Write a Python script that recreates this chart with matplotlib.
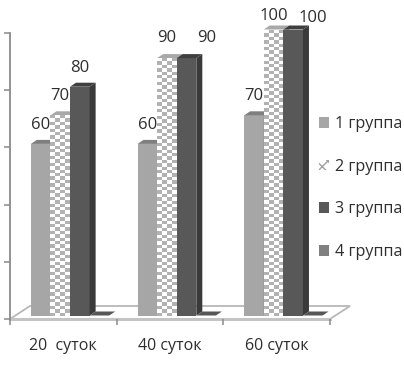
import numpy as np
import matplotlib
matplotlib.use("Agg")
import matplotlib.pyplot as plt
from matplotlib.colors import ListedColormap
from matplotlib.patches import Polygon, Patch

categories = ["20  суток", "40 суток", "60 суток"]
series_names = ["1 группа", "2 группа", "3 группа", "4 группа"]
group1 = [60, 60, 70]
group2 = [70, 90, 100]
group3 = [80, 90, 100]
group4 = [0, 0, 0]
y_ticks = [0, 20, 40, 60, 80, 100]

W, H = 404, 372
L, R, B, T = 10, 330, 319, 33      # plot box in pixels
plt.rcParams["font.family"] = ["Open Sans", "DejaVu Sans"]
TXT = "#2e2e2e"
fig = plt.figure(figsize=(W / 100, H / 100), dpi=100)
ax = fig.add_axes([L / W, 1 - B / H, (R - L) / W, (B - T) / H])
ax.set_xlim(0, 3)
ax.set_ylim(0, 100)
px_x = 3 / (R - L)
px_y = 100 / (B - T)

# depth of the 3-D look
dx, dy = 6 * px_x, 4 * px_y
shift_x, lift = 6.7 * px_x, 3.5 * px_y
bar_w = 19.6 * px_x

# floor
fx, fy = 20 * px_x, 13 * px_y
ax.add_patch(Polygon([(0, 0), (3, 0), (3 + fx, fy), (fx, fy)], closed=True, fc="white",
                     ec="#b8b8b8", lw=1.3, clip_on=False, zorder=1))
ax.plot([0, 3], [0, 0], color="#c4c4c4", lw=2.2, clip_on=False, zorder=1.5)

styles = [
    dict(front="#a6a6a6", top="#7f7f7f", side="#7f7f7f"),
    dict(front="#ffffff", top="#a8a8a8", side="#a8a8a8"),
    dict(front="#585858", top="#3f3f3f", side="#3a3a3a"),
    dict(front="#808080", top="#565656", side="#565656"),
]
all_values = [group1, group2, group3, group4]
xc = np.arange(3) + 0.5 + shift_x

for s, (vals, st) in enumerate(zip(all_values, styles)):
    xs = xc + (s - 1.5) * bar_w
    bars = ax.bar(xs, vals, width=bar_w, bottom=lift, color=st["front"], lw=0,
                  zorder=3 + s, clip_on=False)
    for rect, v in zip(bars, vals):
        x0, x1 = rect.get_x(), rect.get_x() + rect.get_width()
        y0, y1 = lift, lift + v
        ax.add_patch(Polygon([(x0, y1), (x1, y1), (x1 + dx, y1 + dy), (x0 + dx, y1 + dy)],
                             closed=True, fc=st["top"], lw=0, clip_on=False, zorder=3 + s))
        ax.add_patch(Polygon([(x1, y0), (x1 + dx, y0 + dy), (x1 + dx, y1 + dy), (x1, y1)],
                             closed=True, fc=st["side"], lw=0, clip_on=False, zorder=3 + s))
        if s == 1:
            nx = int(round(19.6 / 4.5))
            ny = int(round(v / px_y / 3.4))
            yy, xx = np.indices((ny, nx))
            tex = (xx + yy) % 2
            im = ax.imshow(tex, extent=(x0, x1, y0, y1), origin="lower", aspect="auto",
                           cmap=ListedColormap(["#b2b2b2", "#ffffff"]),
                           interpolation="bilinear", zorder=4.5)
            im.set_clip_on(False)
ax.set_xlim(0, 3)
ax.set_ylim(0, 100)

# value labels (pixel offsets from the default placement, per series/category)
label_shift = {(2, 1): (20, 0), (2, 2): (20, -9), (1, 2): (0, -7), (0, 0): (0, -1),
               (0, 1): (0, -1), (2, 0): (0, -1), (1, 0): (0, -1), (0, 2): (0, -1)}
for s, vals in enumerate(all_values[:3]):
    xs = xc + (s - 1.5) * bar_w
    for c, v in enumerate(vals):
        ox, oy = label_shift.get((s, c), (0, 0))
        ax.annotate(str(v), (xs[c], v + lift), xytext=(ox, 20 + oy),
                    textcoords="offset pixels", ha="center", va="center",
                    fontsize=12, color=TXT, annotation_clip=False, zorder=10)

# axes
for side in ("top", "right"):
    ax.spines[side].set_visible(False)
ax.spines["left"].set_color("#8a8a8a")
ax.spines["left"].set_linewidth(1.3)
ax.spines["bottom"].set_visible(False)
ax.set_yticks(y_ticks)
ax.set_yticklabels([])
ax.tick_params(axis="y", length=4.3, width=1.1, color="#8a8a8a")
ax.set_xticks([0, 1, 2, 3])
ax.set_xticklabels([])
ax.tick_params(axis="x", which="major", length=4, width=1.1, color="#8a8a8a")
ax.set_xticks([0.5, 1.5, 2.5], minor=True)
ax.set_xticklabels(categories, minor=True, fontsize=11.5, color=TXT)
ax.tick_params(axis="x", which="minor", length=0, pad=14)
ax.patch.set_visible(False)

# legend
handles = [
    Patch(fc="#a6a6a6", lw=0),
    Patch(fc="white", ec="#a0a0a0", hatch="xxx", lw=0),
    Patch(fc="#585858", lw=0),
    Patch(fc="#808080", lw=0),
]
leg = fig.legend(handles, series_names, loc="center left",
                 bbox_to_anchor=(319 / W, 1 - 188 / H), frameon=False,
                 fontsize=11.6, labelcolor=TXT, handlelength=0.65, handleheight=0.65,
                 handletextpad=0.33, labelspacing=1.66, borderpad=0, borderaxespad=0)

fig.savefig("out.png", dpi=100)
- - - - - - -
Repeat all the data as it stands, dropping any images it holds.

Write a Python script that recreates this chart with matplotlib.
import numpy as np
import matplotlib
matplotlib.use("Agg")
import matplotlib.pyplot as plt
from matplotlib.colors import ListedColormap
from matplotlib.patches import Polygon, Patch

categories = ["20  суток", "40 суток", "60 суток"]
series_names = ["1 группа", "2 группа", "3 группа", "4 группа"]
group1 = [60, 60, 70]
group2 = [70, 90, 100]
group3 = [80, 90, 100]
group4 = [0, 0, 0]
y_ticks = [0, 20, 40, 60, 80, 100]

W, H = 404, 372
L, R, B, T = 10, 330, 319, 33      # plot box in pixels
plt.rcParams["font.family"] = ["Open Sans", "DejaVu Sans"]
TXT = "#2e2e2e"
fig = plt.figure(figsize=(W / 100, H / 100), dpi=100)
ax = fig.add_axes([L / W, 1 - B / H, (R - L) / W, (B - T) / H])
ax.set_xlim(0, 3)
ax.set_ylim(0, 100)
px_x = 3 / (R - L)
px_y = 100 / (B - T)

# depth of the 3-D look
dx, dy = 6 * px_x, 4 * px_y
shift_x, lift = 6.7 * px_x, 3.5 * px_y
bar_w = 19.6 * px_x

# floor
fx, fy = 20 * px_x, 13 * px_y
ax.add_patch(Polygon([(0, 0), (3, 0), (3 + fx, fy), (fx, fy)], closed=True, fc="white",
                     ec="#b8b8b8", lw=1.3, clip_on=False, zorder=1))
ax.plot([0, 3], [0, 0], color="#c4c4c4", lw=2.2, clip_on=False, zorder=1.5)

styles = [
    dict(front="#a6a6a6", top="#7f7f7f", side="#7f7f7f"),
    dict(front="#ffffff", top="#a8a8a8", side="#a8a8a8"),
    dict(front="#585858", top="#3f3f3f", side="#3a3a3a"),
    dict(front="#808080", top="#565656", side="#565656"),
]
all_values = [group1, group2, group3, group4]
xc = np.arange(3) + 0.5 + shift_x

for s, (vals, st) in enumerate(zip(all_values, styles)):
    xs = xc + (s - 1.5) * bar_w
    bars = ax.bar(xs, vals, width=bar_w, bottom=lift, color=st["front"], lw=0,
                  zorder=3 + s, clip_on=False)
    for rect, v in zip(bars, vals):
        x0, x1 = rect.get_x(), rect.get_x() + rect.get_width()
        y0, y1 = lift, lift + v
        ax.add_patch(Polygon([(x0, y1), (x1, y1), (x1 + dx, y1 + dy), (x0 + dx, y1 + dy)],
                             closed=True, fc=st["top"], lw=0, clip_on=False, zorder=3 + s))
        ax.add_patch(Polygon([(x1, y0), (x1 + dx, y0 + dy), (x1 + dx, y1 + dy), (x1, y1)],
                             closed=True, fc=st["side"], lw=0, clip_on=False, zorder=3 + s))
        if s == 1:
            nx = int(round(19.6 / 4.5))
            ny = int(round(v / px_y / 3.4))
            yy, xx = np.indices((ny, nx))
            tex = (xx + yy) % 2
            im = ax.imshow(tex, extent=(x0, x1, y0, y1), origin="lower", aspect="auto",
                           cmap=ListedColormap(["#b2b2b2", "#ffffff"]),
                           interpolation="bilinear", zorder=4.5)
            im.set_clip_on(False)
ax.set_xlim(0, 3)
ax.set_ylim(0, 100)

# value labels (pixel offsets from the default placement, per series/category)
label_shift = {(2, 1): (20, 0), (2, 2): (20, -9), (1, 2): (0, -7), (0, 0): (0, -1),
               (0, 1): (0, -1), (2, 0): (0, -1), (1, 0): (0, -1), (0, 2): (0, -1)}
for s, vals in enumerate(all_values[:3]):
    xs = xc + (s - 1.5) * bar_w
    for c, v in enumerate(vals):
        ox, oy = label_shift.get((s, c), (0, 0))
        ax.annotate(str(v), (xs[c], v + lift), xytext=(ox, 20 + oy),
                    textcoords="offset pixels", ha="center", va="center",
                    fontsize=12, color=TXT, annotation_clip=False, zorder=10)

# axes
for side in ("top", "right"):
    ax.spines[side].set_visible(False)
ax.spines["left"].set_color("#8a8a8a")
ax.spines["left"].set_linewidth(1.3)
ax.spines["bottom"].set_visible(False)
ax.set_yticks(y_ticks)
ax.set_yticklabels([])
ax.tick_params(axis="y", length=4.3, width=1.1, color="#8a8a8a")
ax.set_xticks([0, 1, 2, 3])
ax.set_xticklabels([])
ax.tick_params(axis="x", which="major", length=4, width=1.1, color="#8a8a8a")
ax.set_xticks([0.5, 1.5, 2.5], minor=True)
ax.set_xticklabels(categories, minor=True, fontsize=11.5, color=TXT)
ax.tick_params(axis="x", which="minor", length=0, pad=14)
ax.patch.set_visible(False)

# legend
handles = [
    Patch(fc="#a6a6a6", lw=0),
    Patch(fc="white", ec="#a0a0a0", hatch="xxx", lw=0),
    Patch(fc="#585858", lw=0),
    Patch(fc="#808080", lw=0),
]
leg = fig.legend(handles, series_names, loc="center left",
                 bbox_to_anchor=(319 / W, 1 - 188 / H), frameon=False,
                 fontsize=11.6, labelcolor=TXT, handlelength=0.65, handleheight=0.65,
                 handletextpad=0.33, labelspacing=1.66, borderpad=0, borderaxespad=0)

fig.savefig("out.png", dpi=100)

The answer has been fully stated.